January 13, 2001
Community Service


A girl in maybe eighth grade came up to me yesterday after the writing club at school. Solid-built girl, uneven braids. “Are you a teacher during the day?” she asked. I told her I wasn’t, but figured I could help her find one. We scanned the room to find the all-day teachers. I asked her why she needed one. “I need to do community service.”

I handed her off to a second grade teacher, who didn’t know what to do with her... some sixth-graders had already come through and cleaned up his classroom. I considered having the girl come over to my workplace. To do what? She couldn’t help the welfare clients or the drug-rehab cases. I figured I could get her to sort the last of the monsoon of clothes donated before Christmas. (The piles of garbage bags had been higher than my head and filled the bottom floor of a large stairwell; now they were ankle-deep, and we’d tired of getting rid of the rest.) And what good would that do to have her sort them? Well, surely if she saw there were that many clothes left unneeded it couldn’t fail to have some effect...

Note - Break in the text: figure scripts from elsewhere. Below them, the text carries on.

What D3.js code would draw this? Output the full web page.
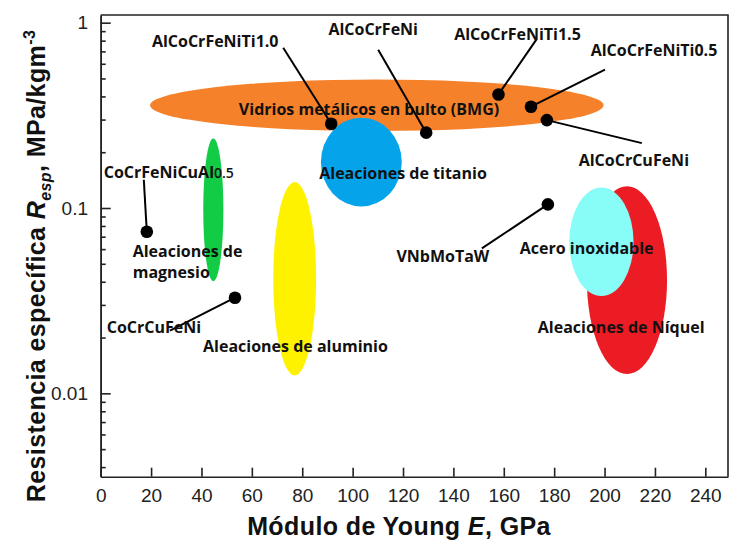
<!DOCTYPE html>
<html>
<head>
<meta charset="utf-8">
<script src="https://cdn.jsdelivr.net/npm/d3@7"></script>
<style>
  body { margin: 0; background: #fff; }
  .tick text { font-family: "Liberation Sans", Arial, sans-serif; font-size: 19px; fill: #222; }
  .axis path, .axis line { stroke: #222; stroke-width: 1.6px; }
  .note { font-family: "Open Sans", sans-serif; font-weight: 700; font-size: 16px; fill: #111; }
  .title { font-family: "Liberation Sans", Arial, sans-serif; font-weight: 700; font-size: 25px; letter-spacing: 0.4px; fill: #111; }
</style>
</head>
<body>
<div id="chart"></div>
<script>
// x axis: Young's modulus (GPa), y axis: specific strength (MPa/kgm-3, log)
var xTicks = [0, 20, 40, 60, 80, 100, 120, 140, 160, 180, 200, 220, 240];
var yTicks = [0.01, 0.1, 1];
var yMinor = [0.004, 0.005, 0.006, 0.007, 0.008, 0.009,
              0.02, 0.03, 0.04, 0.05, 0.06, 0.07, 0.08, 0.09,
              0.2, 0.3, 0.4, 0.5, 0.6, 0.7, 0.8, 0.9];

// material families drawn as ellipses (extent in E and R)
var regionNames = ["Vidrios metálicos en bulto (BMG)", "Aleaciones de titanio", "Aleaciones de|magnesio",
                   "Aleaciones de aluminio", "Aleaciones de Níquel", "Acero inoxidable"];
var regionEmin = [19.6, 87.4, 40.7, 68.5, 193, 186];
var regionEmax = [199.6, 119.5, 48.7, 85.5, 224.8, 211.5];
var regionRmin = [0.26, 0.102, 0.0403, 0.0125, 0.0127, 0.0335];
var regionRmax = [0.494, 0.307, 0.237, 0.138, 0.131, 0.129];
var regionColors = ["#f5812a", "#04a3ea", "#12cc45", "#fff200", "#ec1c24", "#88fcf7"];
// where each family label sits (E, R) and its anchor
var regionLabelE = [106.5, 120, 12.7, 77.3, 206.6, 192.9];
var regionLabelR = [0.340, 0.1537, 0.0581, 0.0180, 0.0226, 0.0603];
var regionLabelAnchor = ["middle", "middle", "start", "middle", "middle", "middle"];

// high entropy alloys
var alloyNames = ["AlCoCrFeNiTi1.0", "AlCoCrFeNi", "AlCoCrFeNiTi1.5", "AlCoCrFeNiTi0.5",
                  "AlCoCrCuFeNi", "CoCrFeNiCuAl0.5", "CoCrCuFeNi", "VNbMoTaW"];
var alloyE = [91.5, 129.2, 157.9, 170.8, 177.1, 18.3, 53.3, 177.5];
var alloyR = [0.285, 0.255, 0.410, 0.352, 0.298, 0.0745, 0.0328, 0.1046];
// label centre and leader end, offset from the dot in px
var labelDx = [-116, -53, 19, 123, 87, 22, -81, -105];
var labelDy = [-82, -103, -60, -56, 40, -59, 30, 52];
var leadDx = [-48, -48, 38, 74, 95, -3, -65, -66];
var leadDy = [-76, -83, -55, -37, 23, -52, 33, 44];

var W = 729, H = 541;
var plotL = 100.7, plotT = 15, plotB = 476.7, plotR = 728;

var svg = d3.select("#chart").append("svg")
    .attr("width", W)
    .attr("height", H);

var x = d3.scaleLinear().domain([0, 249]).range([plotL, plotR]);
var y = d3.scaleLog().domain([0.00355, 1.1]).range([plotB, plotT]);

// frame (top and right)
svg.append("path")
    .attr("d", "M" + plotL + "," + plotT + "H" + plotR + "V" + plotB)
    .attr("fill", "none")
    .attr("stroke", "#222")
    .attr("stroke-width", 1.6);

// ellipses
regionNames.forEach(function(n, i) {
    var x0 = x(regionEmin[i]), x1 = x(regionEmax[i]);
    var y0 = y(regionRmin[i]), y1 = y(regionRmax[i]);
    svg.append("ellipse")
        .attr("cx", (x0 + x1) / 2)
        .attr("cy", (y0 + y1) / 2)
        .attr("rx", (x1 - x0) / 2)
        .attr("ry", Math.abs(y0 - y1) / 2)
        .attr("fill", regionColors[i]);
});

// axes
svg.append("g")
    .attr("class", "x axis")
    .attr("transform", "translate(0," + plotB + ")")
    .call(d3.axisBottom(x).tickValues(xTicks).tickSizeInner(-9).tickSizeOuter(0).tickPadding(12));

svg.append("g")
    .attr("class", "y axis")
    .attr("transform", "translate(" + plotL + ",0)")
    .call(d3.axisLeft(y).tickValues(yMinor).tickSizeInner(-5).tickSizeOuter(0).tickFormat(""));

svg.append("g")
    .attr("class", "y axis")
    .attr("transform", "translate(" + plotL + ",0)")
    .call(d3.axisLeft(y).tickValues(yTicks).tickSizeInner(-10).tickSizeOuter(0).tickPadding(12.7)
        .tickFormat(function(d) { return String(d); }));

// family labels
regionNames.forEach(function(n, i) {
    var t = svg.append("text")
        .attr("class", "note")
        .attr("x", x(regionLabelE[i]))
        .attr("y", y(regionLabelR[i]))
        .attr("text-anchor", regionLabelAnchor[i]);
    n.split("|").forEach(function(part, k) {
        t.append("tspan")
            .attr("x", x(regionLabelE[i]))
            .attr("dy", k === 0 ? "0.35em" : "1.3em")
            .text(part);
    });
});

// alloys: leader, dot, label
alloyNames.forEach(function(n, i) {
    var px = x(alloyE[i]), py = y(alloyR[i]);
    svg.append("line")
        .attr("x1", px).attr("y1", py)
        .attr("x2", px + leadDx[i]).attr("y2", py + leadDy[i])
        .attr("stroke", "#000")
        .attr("stroke-width", 2);
    svg.append("circle")
        .attr("cx", px).attr("cy", py)
        .attr("r", 6.3)
        .attr("fill", "#000");
    var t = svg.append("text")
        .attr("class", "note")
        .attr("x", px + labelDx[i])
        .attr("y", py + labelDy[i])
        .attr("dy", "0.35em")
        .attr("text-anchor", "middle");
    var m = n.match(/^(CoCrFeNiCuAl)(0\.5)$/);
    if (m) {
        t.append("tspan").text(m[1]);
        t.append("tspan").style("font-size", "14px").style("font-weight", 600).text(m[2]);
    } else {
        t.text(n);
    }
});

// axis titles
var xt = svg.append("text")
    .attr("class", "title")
    .attr("x", 399)
    .attr("y", 535)
    .attr("text-anchor", "middle");
xt.append("tspan").text("Módulo de Young ");
xt.append("tspan").style("font-style", "italic").text("E");
xt.append("tspan").text(", GPa");

var yt = svg.append("text")
    .attr("class", "title")
    .attr("transform", "translate(45,266) rotate(-90)")
    .attr("text-anchor", "middle");
yt.append("tspan").text("Resistencia específica ");
yt.append("tspan").style("font-style", "italic").text("R");
yt.append("tspan").style("font-style", "italic").style("font-size", "16px").attr("dy", 6).text("esp");
yt.append("tspan").attr("dy", -6).text(", MPa/kgm");
yt.append("tspan").style("font-size", "16px").attr("dy", -10).text("-3");
</script>
</body>
</html>
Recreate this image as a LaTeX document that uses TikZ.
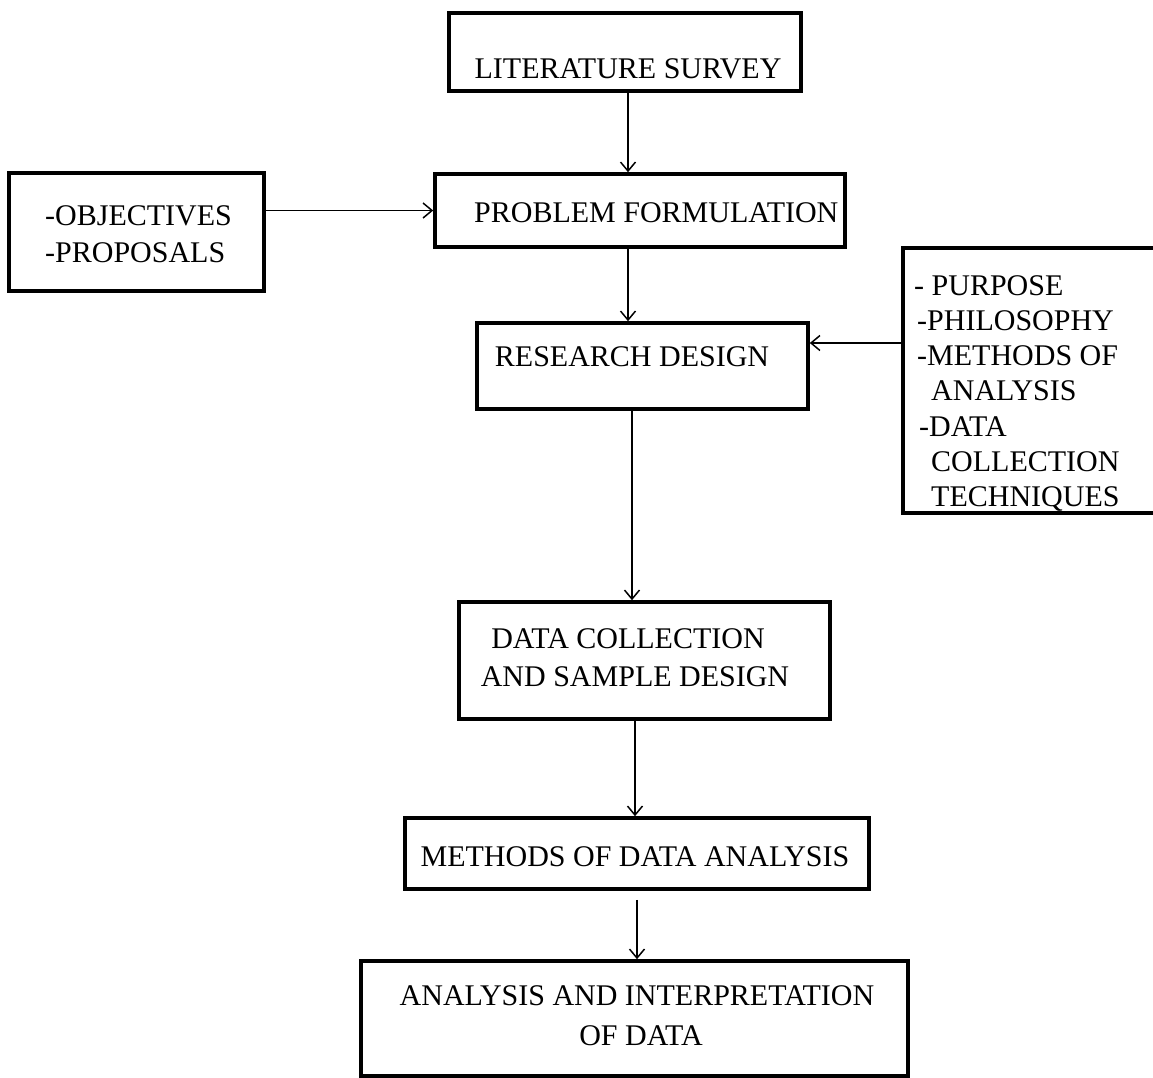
\documentclass[tikz,border=0pt]{standalone}
\usepackage{fontspec}
\setmainfont{Liberation Serif}
\usetikzlibrary{arrows.meta}

\begin{document}
\begin{tikzpicture}[x=1pt,y=-1pt,
  box/.style={draw, line width=3.6pt, rectangle, inner sep=0pt},
  lbl/.style={inner sep=0pt, font=\fontsize{30}{36}\selectfont},
  arr/.style={line width=1.5pt, -{Straight Barb[length=9pt,width=15pt,line width=1.5pt]}}]
  \useasboundingbox[fill=white] (0,0) rectangle (1153,1077);

  % boxes (centre, width, height)
  \node[box, minimum width=352pt, minimum height=78pt]  (ls)  at (625,52)    {};
  \node[box, minimum width=410pt, minimum height=73pt]  (pf)  at (640,210.5) {};
  \node[box, minimum width=255pt, minimum height=118pt] (obj) at (136.5,232) {};
  \node[box, minimum width=331pt, minimum height=86pt]  (rd)  at (642.5,366) {};
  \node[box, minimum width=267pt, minimum height=265pt] (rb)  at (1036.5,380.5) {};
  \node[box, minimum width=371pt, minimum height=117pt] (dc)  at (644.5,660.5) {};
  \node[box, minimum width=464pt, minimum height=71pt]  (mda) at (637,853.5) {};
  \node[box, minimum width=547pt, minimum height=115pt] (aid) at (634.5,1018.5) {};

  % texts
  \node[lbl, anchor=base] (lsT) at (628,78) {LITERATURE SURVEY};
  \node[lbl, anchor=base west] (pfT) at (474,222) {PROBLEM FORMULATION};
  \node[lbl, anchor=base west] (objA) at (45,225) {-OBJECTIVES};
  \node[lbl, anchor=base west] (objB) at (45,262) {-PROPOSALS};
  \node[lbl, anchor=base] (rdT) at (632,366) {RESEARCH DESIGN};
  \node[lbl, anchor=base west] (rbA) at (914,295)   {- PURPOSE};
  \node[lbl, anchor=base west] (rbB) at (917,330.3) {-PHILOSOPHY};
  \node[lbl, anchor=base west] (rbC) at (917,365.6) {-METHODS OF};
  \node[lbl, anchor=base west] (rbD) at (931,400.9) {ANALYSIS};
  \node[lbl, anchor=base west] (rbE) at (919,436.2) {-DATA};
  \node[lbl, anchor=base west] (rbF) at (931,471.5) {COLLECTION};
  \node[lbl, anchor=base west] (rbG) at (931,506.8) {TECHNIQUES};
  \node[lbl, anchor=base] (dcA) at (628,648) {DATA COLLECTION};
  \node[lbl, anchor=base] (dcB) at (635,686) {AND SAMPLE DESIGN};
  \node[lbl, anchor=base] (mdaT) at (635,866) {METHODS OF DATA ANALYSIS};
  \node[lbl, anchor=base] (aidA) at (637,1005) {ANALYSIS AND INTERPRETATION};
  \node[lbl, anchor=base] (aidB) at (641,1045) {OF DATA};

  % guide lines for the connectors
  \coordinate (sA) at (628,0);
  \coordinate (sB) at (632,0);
  \coordinate (sC) at (635,0);
  \coordinate (sD) at (637,0);
  \coordinate (hR) at (0,343);

  % connectors
  \draw[arr] (ls.south -| sA) -- (pf.north -| sA);
  \draw[arr] (obj.east |- pf.west) -- (pf.west);
  \draw[arr] (pf.south -| sA) -- (rd.north -| sA);
  \draw[arr] (rb.west |- hR) -- (rd.east |- hR);
  \draw[arr] (rd.south -| sB) -- (dc.north -| sB);
  \draw[arr] (dc.south -| sC) -- (mda.north -| sC);
  \draw[arr, shorten <=9pt] (mda.south -| sD) -- (aid.north -| sD);
\end{tikzpicture}
\end{document}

A memory of my first community service assignment came back to me. Standing in an assembly line with my second-grade classmates, we would slap together bologna and cheese and white bread for the homeless at Union Station. Sandwich after bland sandwich; so much mustard. They don’t get vegetables? I wondered at the time.

The material scarcity or sensory overload of inequity does a great deal of educating in and of itself. I remember the stench of the dead room at the Humane Society. I remember the feeble warmth of the pocketed sunflower seeds given to me by a public school child who insisted I do his homework. Trying to pay for what I couldn’t do for him. I remember the streets around the Tijuana orphanage had no sidewalks and dogs that limped.